Minute-by-minute table: League 1, 2016/17
Today I’m updating one of my more off-the-wall pieces, looking at how different the league table would be if matches finished earlier. These usually tend to generate a few comments which begin with “If my Auntie had…” but I think they’re an interesting way to identify teams who tend to start or end matches unusually well (or badly).
What I’ve done is to calculate what each club’s league position would have been if only goals scored up to a certain minute counted, starting with the first minute and going all the way through to the 90th (where we rejoin reality). I’ve then drawn a line for each club to show how their league position would change if you did this.
This creates a lot of data points to visualise, so rather than a static image I’ve used an animated GIF to cycle through each club in turn. This shows every club in descending order of their final league position, on an infinite loop with each frame lasting two seconds. I’ve also gone for a minimalist look to keep load times down.
I appreciate that most people will want to look at their club for longer than two seconds in every 48, so if you click the graphic it will bring up a version in a new tab that can be paused, rewound etc.
Hopefully it’s obvious what’s going on:
- The horizontal axis is the minute at which you artificially stop the clock in every match, divided by the lines into five and 15-minute segments (I’ve rolled injury time into the 45th and 90th minutes to keep things simple);
- Vertically you have league position in descending order with the top four, mid-table and relegation places highlighted.
Not every club’s line is particularly interesting, but I’ve picked out a few of the wackier ones below.
The Blades won the division at a canter this season but didn’t really hit their stride until relatively late in games. The 67th minute was the main turning point: if you stopped every game then they’d be 5th with a modest 75 points, which is 25 fewer than the century they ended up with. The next five minutes of their games were crucial: if we stop the clocks again in the 72nd minute they’ve increased their tally to 87 and sit top of the table.
While it was by all accounts a successful debut (some might say return) to the third tier for Wimbledon, it wasn’t until relatively late in games that they began to look comfortable. They tended to start games badly and their record at half time this season was among the worst in the division: sufficiently so to get them relegated. However they look to have gradually turned the screw as games went on and you could end games at any point in the final 20 minutes without seeing them in any danger.

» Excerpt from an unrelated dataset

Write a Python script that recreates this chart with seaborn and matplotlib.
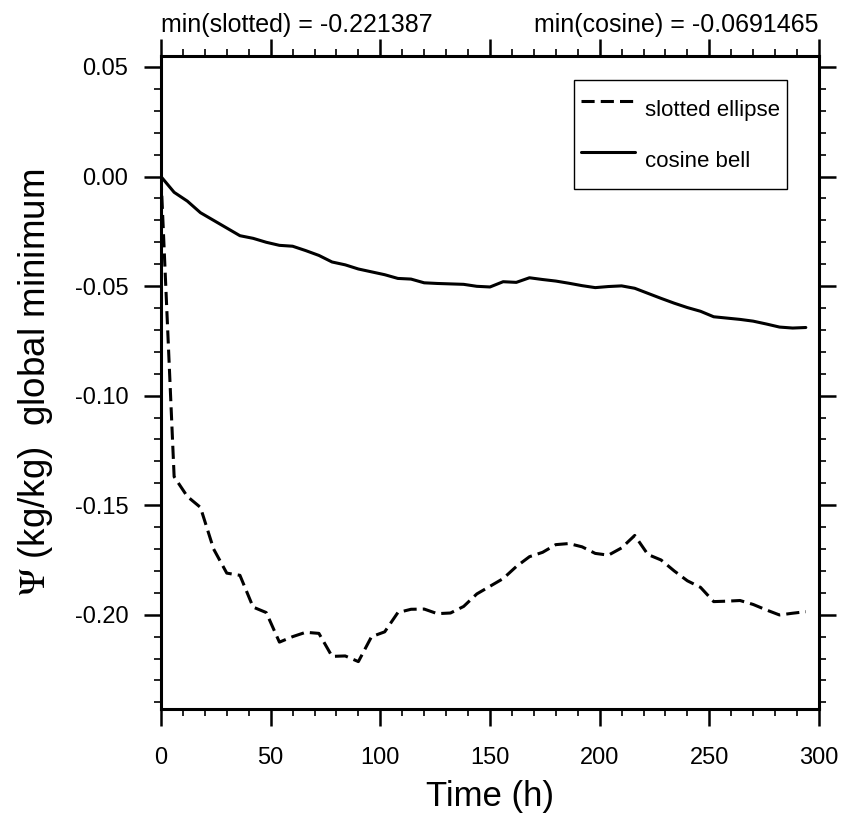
import matplotlib
matplotlib.use("Agg")
import matplotlib.pyplot as plt
from matplotlib.ticker import MultipleLocator
import numpy as np
import pandas as pd
import seaborn as sns

# ---- data ----
time_h = [0, 6, 12, 18, 24, 30, 36, 42, 48, 54,
          60, 66, 72, 78, 84, 90, 96, 102, 108, 114,
          120, 126, 132, 138, 144, 150, 156, 162, 168, 174,
          180, 186, 192, 198, 204, 210, 216, 222, 228, 234,
          240, 246, 252, 258, 264, 270, 276, 282, 288, 294]

slotted = [0.0, -0.137, -0.146, -0.151, -0.170, -0.181, -0.182, -0.1965, -0.199, -0.2125,
           -0.210, -0.208, -0.2085, -0.219, -0.2188, -0.221387, -0.210, -0.2078, -0.199, -0.1975,
           -0.1974, -0.1995, -0.1992, -0.1962, -0.1905, -0.187, -0.1835, -0.178, -0.1735, -0.1715,
           -0.168, -0.1675, -0.169, -0.172, -0.1728, -0.1695, -0.1638, -0.1725, -0.175, -0.180,
           -0.1845, -0.1875, -0.194, -0.1938, -0.1935, -0.1953, -0.1978, -0.2001, -0.1993, -0.1986]

cosine = [0.0, -0.0072, -0.0112, -0.0165, -0.0200, -0.0235, -0.0270, -0.0282, -0.0300, -0.0314,
          -0.0318, -0.0338, -0.0360, -0.0390, -0.0403, -0.0422, -0.0435, -0.0448, -0.0465, -0.0468,
          -0.0485, -0.0488, -0.0490, -0.0492, -0.0501, -0.0504, -0.0480, -0.0483, -0.0462, -0.0470,
          -0.0477, -0.0487, -0.0498, -0.0507, -0.0502, -0.0499, -0.0510, -0.0533, -0.0556, -0.0578,
          -0.0598, -0.0615, -0.0640, -0.0646, -0.0652, -0.0660, -0.0673, -0.0687, -0.0691465, -0.0689]

series_names = ["slotted ellipse", "cosine bell"]
min_slotted_label = "min(slotted) = -0.221387"
min_cosine_label = "min(cosine) = -0.0691465"
x_ticks = [0, 50, 100, 150, 200, 250, 300]
y_ticks = [-0.20, -0.15, -0.10, -0.05, 0.00, 0.05]

df = pd.DataFrame({
    "time": time_h * 2,
    "value": slotted + cosine,
    "series": [series_names[0]] * len(time_h) + [series_names[1]] * len(time_h),
})

# ---- style ----
sns.set_style("white")
plt.rcParams["font.family"] = ["Liberation Sans", "DejaVu Sans"]
plt.rcParams["mathtext.fontset"] = "stix"
plt.rcParams["text.color"] = "black"
plt.rcParams["axes.labelcolor"] = "black"
plt.rcParams["xtick.color"] = "black"
plt.rcParams["ytick.color"] = "black"

fig = plt.figure(figsize=(8.45, 8.24), dpi=100)
ax = fig.add_axes([0.1905, 0.1396, 0.9692 - 0.1905, 0.932 - 0.1396])

sns.lineplot(data=df, x="time", y="value", style="series",
             style_order=series_names,
             dashes={series_names[0]: (4.3, 2.0), series_names[1]: ""},
             color="black", linewidth=2.2, ax=ax, legend=True)

ax.set_xlim(0, 300)
ax.set_ylim(-0.243, 0.055)
ax.set_xticks(x_ticks)
ax.set_yticks(y_ticks)
ax.set_xticklabels([str(v) for v in x_ticks])
ax.set_yticklabels([f"{v:.2f}" for v in y_ticks])
ax.xaxis.set_minor_locator(MultipleLocator(10))
ax.yaxis.set_minor_locator(MultipleLocator(0.01))

for s in ax.spines.values():
    s.set_visible(True)
    s.set_linewidth(2.2)
    s.set_color("black")

ax.tick_params(which="both", direction="out", top=True, right=True,
               bottom=True, left=True, colors="black", labelcolor="black")
ax.tick_params(which="major", length=12.5, width=1.8, labelsize=17)
ax.tick_params(which="minor", length=5, width=1.2)
ax.tick_params(axis="x", which="major", pad=15)
ax.tick_params(axis="y", which="major", pad=11)

ax.set_xlabel("Time (h)", fontsize=25, labelpad=8, color="black")
ax.set_ylabel(r"$\Psi$ (kg/kg)  global minimum", fontsize=26.5, labelpad=14,
              color="black")

ax.annotate(min_slotted_label, xy=(0, 1), xycoords="axes fraction",
            xytext=(0, 17), textcoords="offset points",
            ha="left", va="baseline", fontsize=18, color="black")
ax.annotate(min_cosine_label, xy=(1, 1), xycoords="axes fraction",
            xytext=(0, 17), textcoords="offset points",
            ha="right", va="baseline", fontsize=18, color="black")

handles, labels = ax.get_legend_handles_labels()
pairs = [(h, l) for h, l in zip(handles, labels) if l in series_names]
leg = ax.legend([p[0] for p in pairs], [p[1] for p in pairs],
                loc="upper left", bbox_to_anchor=(0.628, 0.963),
                borderaxespad=0, fontsize=16, frameon=True, fancybox=False,
                framealpha=1, edgecolor="black", borderpad=0.3,
                handlelength=2.45, handleheight=2.7, labelspacing=0.3,
                handletextpad=0.45)
leg.get_frame().set_linewidth(1.0)
for t in leg.get_texts():
    t.set_color("black")
for line in leg.get_lines():
    line.set_linewidth(2.2)

fig.savefig("out.png", dpi=100)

Northampton have the opposite problem to Wimbledon: they tended to start games very well but struggled to protect the positions they found themselves in. If you ended every match this season on 47 minutes the Cobblers would have 69 points and be sitting just outside the play-offs, but fast forward to the final quarter of an hour and their tally has been whittled down by 20 to just 49. A slight rebound thereafter spared them an immediate return to the fourth tier.